The European Central Bank called on its counterpart in Hungary to review several of its programs ranging from education to art and real estate on concern they may violate a prohibition on monetary financing.

The activities under scrutiny include a network of foundations the Hungarian central bank created last year, the regulator’s acquisition of the Budapest Stock Exchange as well as a program aimed at diverting commercial bank deposits into government debt, the ECB said in its annual report published on its website on Thursday. It’s also looking at the bank’s purchases of artworks and cultural properties.

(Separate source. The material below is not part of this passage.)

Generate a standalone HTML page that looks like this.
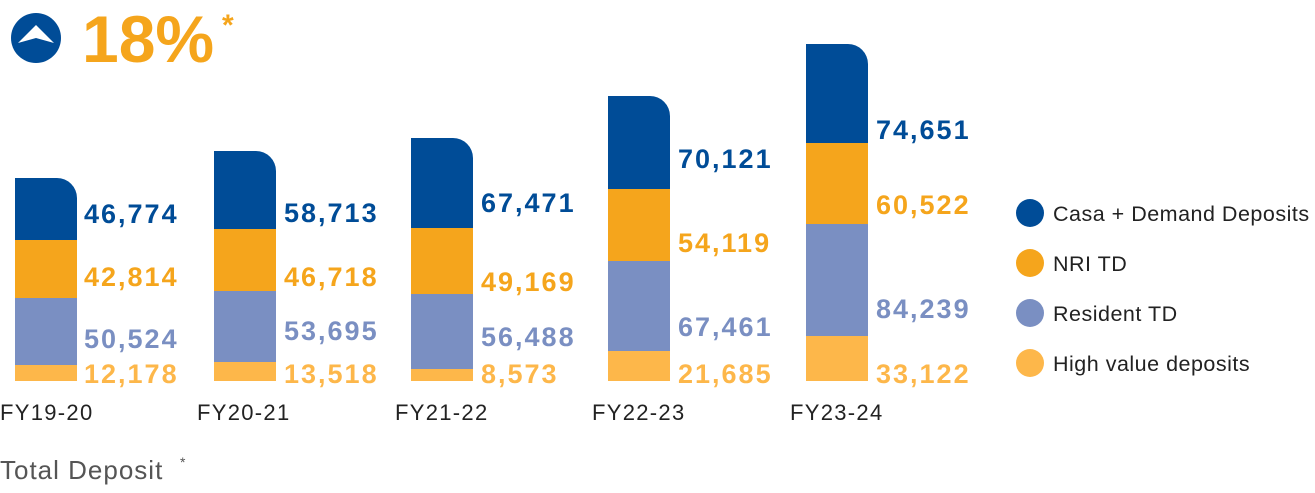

“As the ECB’s concerns were not dispelled in the course of 2015, the ECB will continue to closely monitor these operations with a view to ensuring that their implementation does not result in a conflict with the prohibition of monetary financing,” the Frankfurt-based regulator said.

The Hungarian central bank is “closely cooperating” with the ECB to resolve the matter as fast as possible and won’t issue further comments in the meantime, according to an e-mailed response.

The Hungarian central bank’s spending practices have been in the spotlight since it transferred about $1 billion to six foundations it set up, telling them to invest the funds in government debt and spend proceeds on financial literacy and other programs. Hungary’s ruling party tried to shield the foundations’ spending from public scrutiny but the law was struck down by the Constitutional Court last month.